First, proof of oral collateral agreements is limited in Mississippi, as elsewhere, to those that are “not in conflict with the provisions of the written agreement.” Valley Mills, Division of the Merchants Co., Inc. v. Southeastern Hatcheries of Mississippi, Inc.,
Second, in the
Valley Mills
case, supra, the Mississippi Supreme Court cited § 240 of the Restatement of Contracts in support of its understanding of the collateral agreement exception. The Restatement provides that a collateral agreement is provable if it is “not inconsistent with the integrated contract” and is either made for separate consideration — a circumstance not applicable here • — or “is such an agreement as might naturally be made as a separate agreement by parties situated as were the parties to the written contract.” It thus becomes relevant to consider whether it would be natural for persons entering into a written contract for $90,000 worth of machinery to leave to a supplemental oral agreement features of the contract as important as those now relied on by Freeman. The Mississippi Supreme Court says: “An experienced business man, who discusses a transaction for several hours with an agent, and then deliberately sits down and signs the contract and notes, ought nоt to be heard to say that he did not understand so plain a transaction, and that an oral understanding had contemporaneously with the written contract, may be shown to contradict the written instrument.” Brenard Mfg.
*467
Co. v. Sumrall,
Third, the written agreement provides in terms that it is “the entire contract between the purchaser and the seller, and that no agreement, verbal or otherwise, other than as set forth herein, forms any part of this contract.” 3 Cor-bin, Contracts § 578, p. 403 (1960 rev.), states that such a declaration is “conclusive,” citing, among many other authorities, Creek-Neal Coffee Co. v. Morrison-Hinton Grocery Co.,
The Mississippi ease closest to ours is Stribling Brothers Machinery Co. v. Girod Co.,
This is an issue properly resolved on motion for summary judgment. A particularly instructive case is Boro Hall Corp. v. General Motors Corp.,
II. Refusal of Leave to Amend
The other issue presented by the appeal may be readily disposed of. This action was commenced on April 10, 1964. The parties and the court proceeded expeditiously, and summary judgment was granted Continental on January 2, 1965, subject to a later hearing to determine the size of the attorneys’ fee to be awarded Continental on Count I, and the amount due on the open account pleaded in Count II. More than eight months after the grant of summary judgment and shortly before the October term of the district court was to open, Freeman filed, on September 7, 1965, a motion to amend his answer and countеrclaim; and on October 6, 1965, Freeman filed his motion to set aside or reopen the summary judgment previously granted, and for leave to amend his answer and counterclaim. The proposed amendment would have charged Continental with fraud in making the oral promises and representations earlier held properly excluded under the “parol evidence rule” when offered to show breach of contract. These motions were denied by the district court.
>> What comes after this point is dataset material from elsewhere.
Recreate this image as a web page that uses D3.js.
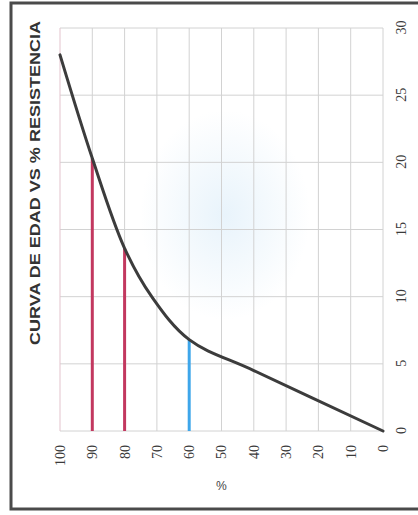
<!DOCTYPE html>
<html>
<head>
<meta charset="utf-8">
<script src="https://cdn.jsdelivr.net/npm/d3@7"></script>
<style>
  body { margin: 0; background: #fff; }
  svg { display: block; }
</style>
</head>
<body>
<div class="container"></div>
<script>
// curve: age (days) vs % of strength
let days = [0, 4.5, 6.8, 10, 13.6, 20.3, 28];
let pct = [0, 40, 60, 71.6, 80, 90, 100];

// reference lines drawn up to the curve
let markPct = [90, 80, 60];
let markDay = [20.3, 13.6, 6.8];
let markColor = ['#c2385f', '#c2385f', '#3ea6ea'];

let dayTicks = [0, 5, 10, 15, 20, 25, 30];
let pctTicks = [0, 10, 20, 30, 40, 50, 60, 70, 80, 90, 100];

let title = 'CURVA DE EDAD VS % RESISTENCIA';

let svgW = 418;
let svgH = 515;

// chart is drawn upright, then the whole thing is turned 90deg
let width = 403;  // days axis
let height = 323; // % axis

let svg = d3
  .select('.container')
  .append('svg')
  .attr('width', svgW)
  .attr('height', svgH);

svg.append('rect').attr('width', svgW).attr('height', svgH).attr('fill', '#fff');

// faint blue stain from the scan
let defs = svg.append('defs');
let grad = defs.append('radialGradient').attr('id', 'stain');
grad.append('stop').attr('offset', '0%').attr('stop-color', '#d6eaf8').attr('stop-opacity', 0.55);
grad.append('stop').attr('offset', '100%').attr('stop-color', '#d6eaf8').attr('stop-opacity', 0);
svg
  .append('ellipse')
  .attr('cx', 225)
  .attr('cy', 215)
  .attr('rx', 85)
  .attr('ry', 105)
  .attr('fill', 'url(#stain)');

// frame
svg
  .append('rect')
  .attr('x', 11)
  .attr('y', 3)
  .attr('width', 440)
  .attr('height', 506)
  .attr('fill', 'none')
  .attr('stroke', '#4a4a4a')
  .attr('stroke-width', 3);

let g = svg.append('g').attr('transform', 'translate(60,431) rotate(-90)');

let x = d3.scaleLinear().domain([0, 30]).range([0, width]);
let y = d3.scaleLinear().domain([0, 100]).range([height, 0]);

// grid
g.append('g')
  .selectAll('line')
  .data(dayTicks)
  .enter()
  .append('line')
  .attr('x1', (d) => x(d))
  .attr('x2', (d) => x(d))
  .attr('y1', 0)
  .attr('y2', height)
  .attr('stroke', '#d2d2d2')
  .attr('stroke-width', 1);

g.append('g')
  .selectAll('line')
  .data(pctTicks)
  .enter()
  .append('line')
  .attr('x1', 0)
  .attr('x2', width)
  .attr('y1', (d) => y(d))
  .attr('y2', (d) => y(d))
  .attr('stroke', (d) => (d === 100 ? '#e3c3cd' : '#d2d2d2'))
  .attr('stroke-width', 1);

// axes
let xAxis = d3.axisBottom(x).tickValues(dayTicks).tickSize(0).tickPadding(13);
let gx = g.append('g').attr('transform', 'translate(0,' + height + ')').call(xAxis);

let yAxis = d3.axisLeft(y).tickValues(pctTicks).tickSize(0).tickPadding(14);
let gy = g.append('g').call(yAxis);

[gx, gy].forEach((ax) => {
  ax.select('.domain').remove();
  ax.selectAll('text')
    .attr('font-family', 'Liberation Serif, serif')
    .attr('font-size', 14)
    .attr('fill', '#3a3a3a');
});

// axis title
g.append('text')
  .attr('transform', 'translate(-50,' + height / 2 + ') rotate(-90)')
  .attr('text-anchor', 'middle')
  .attr('font-family', 'Liberation Sans, Arial, sans-serif')
  .attr('font-size', 12)
  .attr('fill', '#444')
  .text('%');

// chart title
g.append('text')
  .attr('x', 248)
  .attr('y', -20)
  .attr('text-anchor', 'middle')
  .attr('font-family', 'Liberation Sans, Arial, sans-serif')
  .attr('font-weight', 'bold')
  .attr('font-size', 14)
  .attr('textLength', 324)
  .attr('lengthAdjust', 'spacingAndGlyphs')
  .attr('fill', '#333')
  .text(title);

// reference lines
g.append('g')
  .selectAll('line')
  .data(markPct)
  .enter()
  .append('line')
  .attr('x1', x(0))
  .attr('x2', (d, i) => x(markDay[i]))
  .attr('y1', (d) => y(d))
  .attr('y2', (d) => y(d))
  .attr('stroke', (d, i) => markColor[i])
  .attr('stroke-width', 3);

// curve
let line = d3
  .line()
  .x((d, i) => x(days[i]))
  .y((d) => y(d))
  .curve(d3.curveCatmullRom.alpha(0.5));

g.append('path')
  .datum(pct)
  .attr('d', line)
  .attr('fill', 'none')
  .attr('stroke', '#3c3c3c')
  .attr('stroke-width', 3)
  .attr('stroke-linecap', 'round');
</script>
</body>
</html>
It is clear, of course, that the “parol evidence rule” does not bar extrinsic evidence to show fraud. McArthur v. Fillingame,
Rule 15(a) requires leave of court for such an amendment as this, but says that “leave shall be freely given when justice so requires.” As this court has observed before, this “is not a mechanical absolute and the circumstances and terms upon which such leave is to be ‘freely given’ is committed to the informed, careful judgment and discretion of the Trial Judge as he superintends the development of a cause toward its ultimate disposition.” Lone Star Motor Import, Inc. v. Citroen Cars Corp.,
It is clear that lack of diligence is reason for refusing to permit amendment. So holding is Wheeler v. West India S.S. Co.,
The motion to amend in this case was made more than three years after the evеnts in question had occurred. It was made fourteen months after the filing of Freeman’s original answer, in which no claim of fraud was raised, and more than eight months after the court had granted summary judgment to Continental. In his brief in this court, Freeman suggests that extended negotiations for settlement after the grant of summary judgment accounted for the delay in then presenting his proposed amendment. There is nothing in the record to support this; and counsel for Continental, in their brief, deny its correctness in point of fact. Even assuming, however, that this would be a sufficient explanation for the delay from January to September, it does not explain the failure tо propose such an amendment prior to the grant of summary judgment. The facts on which the claim of fraud is based were fully known to Freeman from the outset of the lawsuit and, indeed, were relied on by him, though under a different theory, in his original answer. It was not until that theory was rejected by the trial court — correctly as we have held above — that the amendment was tendered seeking to make out a showing of fraud from those facts.
A busy district court need not allow itself to be imposed upon by the presentation of theories seriatim. Liberality in amendment is important to assure a party a fair opportunity to present his claims and defenses, but “equal attention should be given to the proposition that there must be an end finally to a particular litigation.” Friedman v. Transamerica Corp.,
We deem that these principles apply equally to so much of the proposed amended answer as purported to be a supplemental pleading under Rule 15(d).
We hold that a district court does not abuse its discretion in refusing to allow amendment of pleadings to change the theory of a case if the amendment is offered after summary judgment has been granted against the party, and no valid reason is shown for failure to present the new theory at an earlier time.
The judgment of the district court is in all things
Affirmed.
Notes
Continental also submitted affidavits in opposition to Freeman’s motion for summary judgment, but on the view we take of the case we do not consider them.